The poetic 7-day creation account wasn’t meant to offer scientific explanations or teach dogma to a nation of people. In part, it was to provide these ancients with an understanding of God that was different from what they had been exposed to. “Creation wasn’t the result of their deities warring in the heavens like that other story says; it was the result of our God speaking it into existence.” That kind of thing. God being said to rest on the seventh day doesn’t mean God got tired and needed a nap; it was a symbolic way of legitimating the nation’s existing Sabbath-day practices.
The idea that stories in the Bible are intentionally symbolic or rooted in myth doesn’t have to be scandalous, nor does it have to wage war against our faith. It actually stands to reason. It would be irresponsible to assume the biblical authors wrote in a manner inconsistent with what was common at the time.
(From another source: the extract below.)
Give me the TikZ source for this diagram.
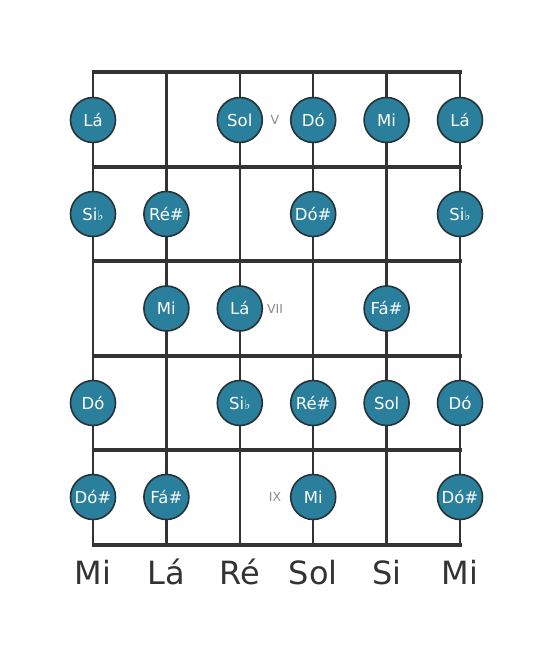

We may expect modern biographies, history books, and news sources to report “just the facts” – even though we acknowledge that they often don’t – but we shouldn’t approach ancient writings this way, because such expectations would’ve been simply foreign to the people of the day.
But it gets a bit tricky. On the one hand, we have no problem acknowledging the fictional elements in other ancient stories. Heck, often times, we shamelessly point them out and scoff in the process. Yet when it comes to the Bible, things are different. We’re more protective. It becomes oddly uncomfortable – perhaps even scary or threatening – to consider that the story of Jonah didn’t really happen. Because the natural question is where do we draw the line?
If a flaming chariot didn’t descend from the heavens to whisk Elijah away, or the sun didn’t really stand still in the sky until Joshua’s army was done decimating its enemies, does that open the door to the possibility that Jesus wasn’t actually born of a virgin? Of course it does. We don’t have to automatically make that leap, but there is a slippery slope that needs to be navigated.
And since most of us prefer the certainty of a sure footing, we try desperately to avoid the slope altogether (I’ve been there).
This is probably why some Christians believe that the devil planted fossils in order to trick us into believing evolution. Because for some people, if the earth is more than 6,000 years old, they’ve suddenly been shoved out onto the slippery slope. And if Adam and Eve weren’t two historical people who started the entire human race, what does that do to our worldview?
And so we become bent on proving the Bible is true (meaning that it all really happened). Or proving the Bible isn’t true, as some do. But people on both sides are barking up the wrong tree.
I’ve come to believe that “Did it really happen?” is simply the wrong question. Approaching the Bible in such a way is the wrong approach. And trying to prove or disprove it is futile and misses the point.
There’s much more to be said about all of this and I’ll explore it more later, but I’m pretty sure the original audience of the Adam and Eve story would never have considered throwing the scroll out the window if there wasn’t really a talking snake.
After all, if there wasn’t a talking snake – in fact, if none of the aforementioned stories actually happened – would God cease to be God?
And if so, perhaps the more pressing question is what kind of God are we talking about?